__Exercise aim__
The listing below must be repeated word for word, with its images excluded.

● ● ●

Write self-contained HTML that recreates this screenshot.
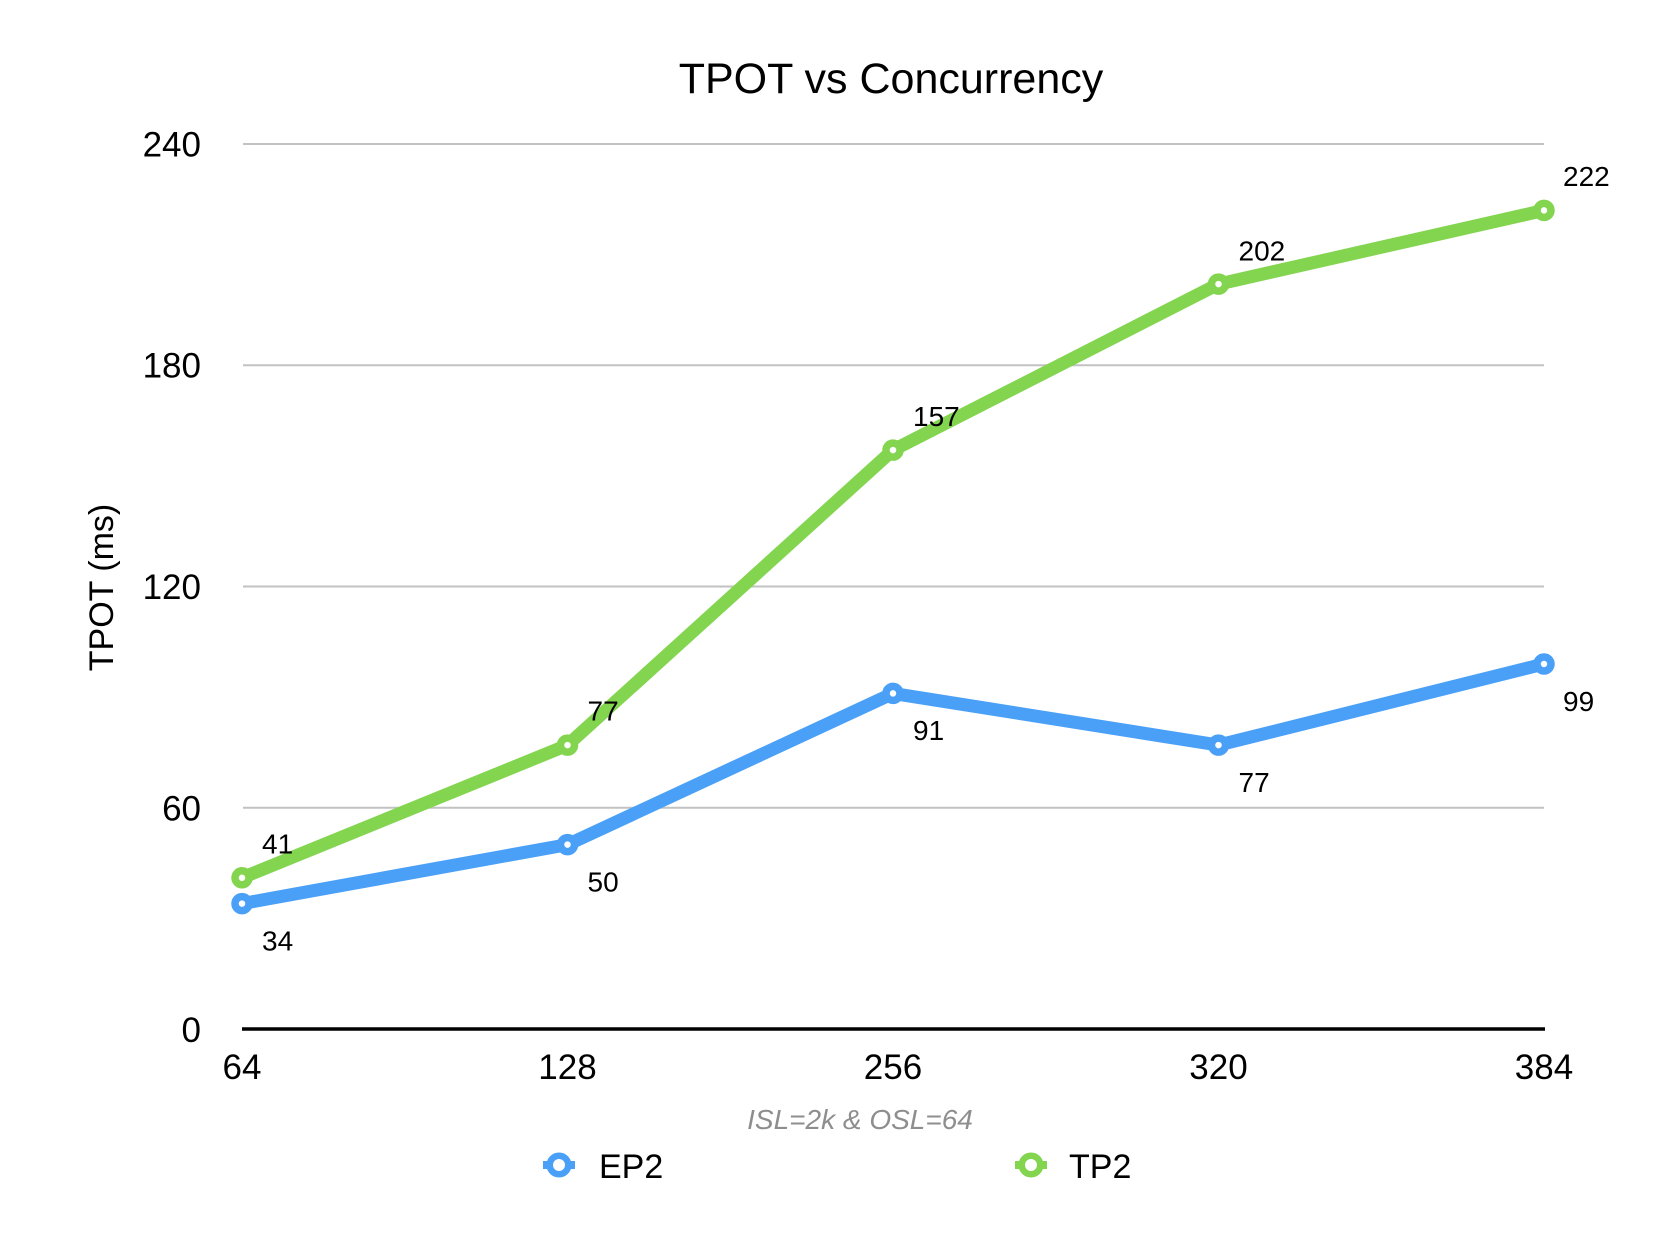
<!DOCTYPE html>
<html>
<head>
<meta charset="utf-8">
<style>
  html, body { margin: 0; padding: 0; background: #ffffff; }
  svg { display: block; }
  text { font-family: "Liberation Sans", Arial, Helvetica, sans-serif; }
</style>
</head>
<body>
<svg width="1680" height="1248" viewBox="0 0 1680 1248" xmlns="http://www.w3.org/2000/svg">
  <rect x="0" y="0" width="1680" height="1248" fill="#ffffff"/>

  <!-- Title -->
  <text x="891" y="93" font-size="43" text-anchor="middle" fill="#000">TPOT vs Concurrency</text>

  <!-- Gridlines -->
  <g stroke="#c2c2c2" stroke-width="2">
    <line x1="243" y1="144" x2="1544" y2="144"/>
    <line x1="243" y1="365.25" x2="1544" y2="365.25"/>
    <line x1="243" y1="586.5" x2="1544" y2="586.5"/>
    <line x1="243" y1="807.75" x2="1544" y2="807.75"/>
  </g>
  <!-- Baseline axis -->
  <line x1="242" y1="1029" x2="1545" y2="1029" stroke="#000" stroke-width="3.5"/>

  <!-- Y tick labels -->
  <g font-size="35" text-anchor="end" fill="#000">
    <text x="201" y="156.5">240</text>
    <text x="201" y="377.5">180</text>
    <text x="201" y="599">120</text>
    <text x="201" y="820.5">60</text>
    <text x="201" y="1042">0</text>
  </g>

  <!-- X tick labels -->
  <g font-size="35" text-anchor="middle" fill="#000">
    <text x="242" y="1079">64</text>
    <text x="567.5" y="1079">128</text>
    <text x="893" y="1079">256</text>
    <text x="1218.5" y="1079">320</text>
    <text x="1544" y="1079">384</text>
  </g>

  <!-- Y axis title -->
  <text transform="translate(113,587.5) rotate(-90)" font-size="34" text-anchor="middle" fill="#000">TPOT (ms)</text>

  <!-- X subtitle -->
  <text x="860" y="1129" font-size="28" font-style="italic" text-anchor="middle" fill="#8e8e8e">ISL=2k &amp; OSL=64</text>

  <!-- TP2 series -->
  <polyline fill="none" stroke="#83d550" stroke-width="13" stroke-linejoin="round" stroke-linecap="round"
    points="242,877.8 567.5,745.1 893,450.1 1218.5,284.1 1544,210.4"/>
  <g fill="#ffffff" stroke="#83d550" stroke-width="7.5">
    <circle cx="242" cy="877.8" r="7"/>
    <circle cx="567.5" cy="745.1" r="7"/>
    <circle cx="893" cy="450.1" r="7"/>
    <circle cx="1218.5" cy="284.1" r="7"/>
    <circle cx="1544" cy="210.4" r="7"/>
  </g>

  <!-- EP2 series -->
  <polyline fill="none" stroke="#4aa0f7" stroke-width="13" stroke-linejoin="round" stroke-linecap="round"
    points="242,903.6 567.5,844.6 893,693.4 1218.5,745.1 1544,664"/>
  <g fill="#ffffff" stroke="#4aa0f7" stroke-width="7.5">
    <circle cx="242" cy="903.6" r="7"/>
    <circle cx="567.5" cy="844.6" r="7"/>
    <circle cx="893" cy="693.4" r="7"/>
    <circle cx="1218.5" cy="745.1" r="7"/>
    <circle cx="1544" cy="664" r="7"/>
  </g>

  <!-- Data labels TP2 (above) -->
  <g font-size="28" fill="#000">
    <text x="262" y="853.5">41</text>
    <text x="587.5" y="720.5">77</text>
    <text x="913" y="426">157</text>
    <text x="1238.5" y="260.5">202</text>
    <text x="1563" y="186">222</text>
  </g>
  <!-- Data labels EP2 (below) -->
  <g font-size="28" fill="#000">
    <text x="262" y="950.5">34</text>
    <text x="587.5" y="891.5">50</text>
    <text x="913" y="740">91</text>
    <text x="1238.5" y="792">77</text>
    <text x="1563" y="711">99</text>
  </g>

  <!-- Legend -->
  <g>
    <line x1="543" y1="1165" x2="575" y2="1165" stroke="#4aa0f7" stroke-width="8"/>
    <circle cx="559" cy="1165" r="9.25" fill="#ffffff" stroke="#4aa0f7" stroke-width="6.5"/>
    <text x="599" y="1178" font-size="34" fill="#000">EP2</text>

    <line x1="1015" y1="1165" x2="1047" y2="1165" stroke="#83d550" stroke-width="8"/>
    <circle cx="1031" cy="1165" r="9.25" fill="#ffffff" stroke="#83d550" stroke-width="6.5"/>
    <text x="1069" y="1178" font-size="34" fill="#000">TP2</text>
  </g>
</svg>
</body>
</html>
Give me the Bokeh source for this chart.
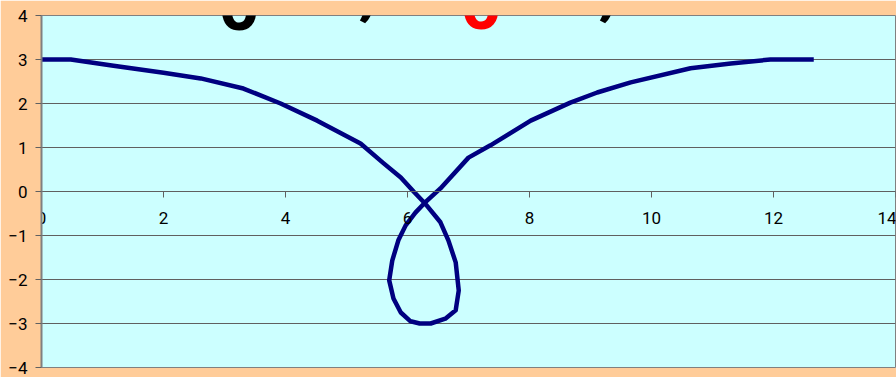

● ● ●

__Answer to the exercise__
Write self-contained HTML that recreates this screenshot.
<!DOCTYPE html>
<html>
<head>
<meta charset="utf-8">
<style>
  html, body { margin: 0; padding: 0; background: #ffffff; }
  svg { display: block; }
  text { font-family: "Liberation Sans", Arial, Helvetica, sans-serif; }
</style>
</head>
<body>
<svg width="1680" height="1248" viewBox="0 0 1680 1248" xmlns="http://www.w3.org/2000/svg">
  <rect x="0" y="0" width="1680" height="1248" fill="#ffffff"/>

  <!-- Title -->
  <text x="891" y="93" font-size="43" text-anchor="middle" fill="#000">TPOT vs Concurrency</text>

  <!-- Gridlines -->
  <g stroke="#c2c2c2" stroke-width="2">
    <line x1="243" y1="144" x2="1544" y2="144"/>
    <line x1="243" y1="365.25" x2="1544" y2="365.25"/>
    <line x1="243" y1="586.5" x2="1544" y2="586.5"/>
    <line x1="243" y1="807.75" x2="1544" y2="807.75"/>
  </g>
  <!-- Baseline axis -->
  <line x1="242" y1="1029" x2="1545" y2="1029" stroke="#000" stroke-width="3.5"/>

  <!-- Y tick labels -->
  <g font-size="35" text-anchor="end" fill="#000">
    <text x="201" y="156.5">240</text>
    <text x="201" y="377.5">180</text>
    <text x="201" y="599">120</text>
    <text x="201" y="820.5">60</text>
    <text x="201" y="1042">0</text>
  </g>

  <!-- X tick labels -->
  <g font-size="35" text-anchor="middle" fill="#000">
    <text x="242" y="1079">64</text>
    <text x="567.5" y="1079">128</text>
    <text x="893" y="1079">256</text>
    <text x="1218.5" y="1079">320</text>
    <text x="1544" y="1079">384</text>
  </g>

  <!-- Y axis title -->
  <text transform="translate(113,587.5) rotate(-90)" font-size="34" text-anchor="middle" fill="#000">TPOT (ms)</text>

  <!-- X subtitle -->
  <text x="860" y="1129" font-size="28" font-style="italic" text-anchor="middle" fill="#8e8e8e">ISL=2k &amp; OSL=64</text>

  <!-- TP2 series -->
  <polyline fill="none" stroke="#83d550" stroke-width="13" stroke-linejoin="round" stroke-linecap="round"
    points="242,877.8 567.5,745.1 893,450.1 1218.5,284.1 1544,210.4"/>
  <g fill="#ffffff" stroke="#83d550" stroke-width="7.5">
    <circle cx="242" cy="877.8" r="7"/>
    <circle cx="567.5" cy="745.1" r="7"/>
    <circle cx="893" cy="450.1" r="7"/>
    <circle cx="1218.5" cy="284.1" r="7"/>
    <circle cx="1544" cy="210.4" r="7"/>
  </g>

  <!-- EP2 series -->
  <polyline fill="none" stroke="#4aa0f7" stroke-width="13" stroke-linejoin="round" stroke-linecap="round"
    points="242,903.6 567.5,844.6 893,693.4 1218.5,745.1 1544,664"/>
  <g fill="#ffffff" stroke="#4aa0f7" stroke-width="7.5">
    <circle cx="242" cy="903.6" r="7"/>
    <circle cx="567.5" cy="844.6" r="7"/>
    <circle cx="893" cy="693.4" r="7"/>
    <circle cx="1218.5" cy="745.1" r="7"/>
    <circle cx="1544" cy="664" r="7"/>
  </g>

  <!-- Data labels TP2 (above) -->
  <g font-size="28" fill="#000">
    <text x="262" y="853.5">41</text>
    <text x="587.5" y="720.5">77</text>
    <text x="913" y="426">157</text>
    <text x="1238.5" y="260.5">202</text>
    <text x="1563" y="186">222</text>
  </g>
  <!-- Data labels EP2 (below) -->
  <g font-size="28" fill="#000">
    <text x="262" y="950.5">34</text>
    <text x="587.5" y="891.5">50</text>
    <text x="913" y="740">91</text>
    <text x="1238.5" y="792">77</text>
    <text x="1563" y="711">99</text>
  </g>

  <!-- Legend -->
  <g>
    <line x1="543" y1="1165" x2="575" y2="1165" stroke="#4aa0f7" stroke-width="8"/>
    <circle cx="559" cy="1165" r="9.25" fill="#ffffff" stroke="#4aa0f7" stroke-width="6.5"/>
    <text x="599" y="1178" font-size="34" fill="#000">EP2</text>

    <line x1="1015" y1="1165" x2="1047" y2="1165" stroke="#83d550" stroke-width="8"/>
    <circle cx="1031" cy="1165" r="9.25" fill="#ffffff" stroke="#83d550" stroke-width="6.5"/>
    <text x="1069" y="1178" font-size="34" fill="#000">TP2</text>
  </g>
</svg>
</body>
</html>
Give me the Bokeh source for this chart.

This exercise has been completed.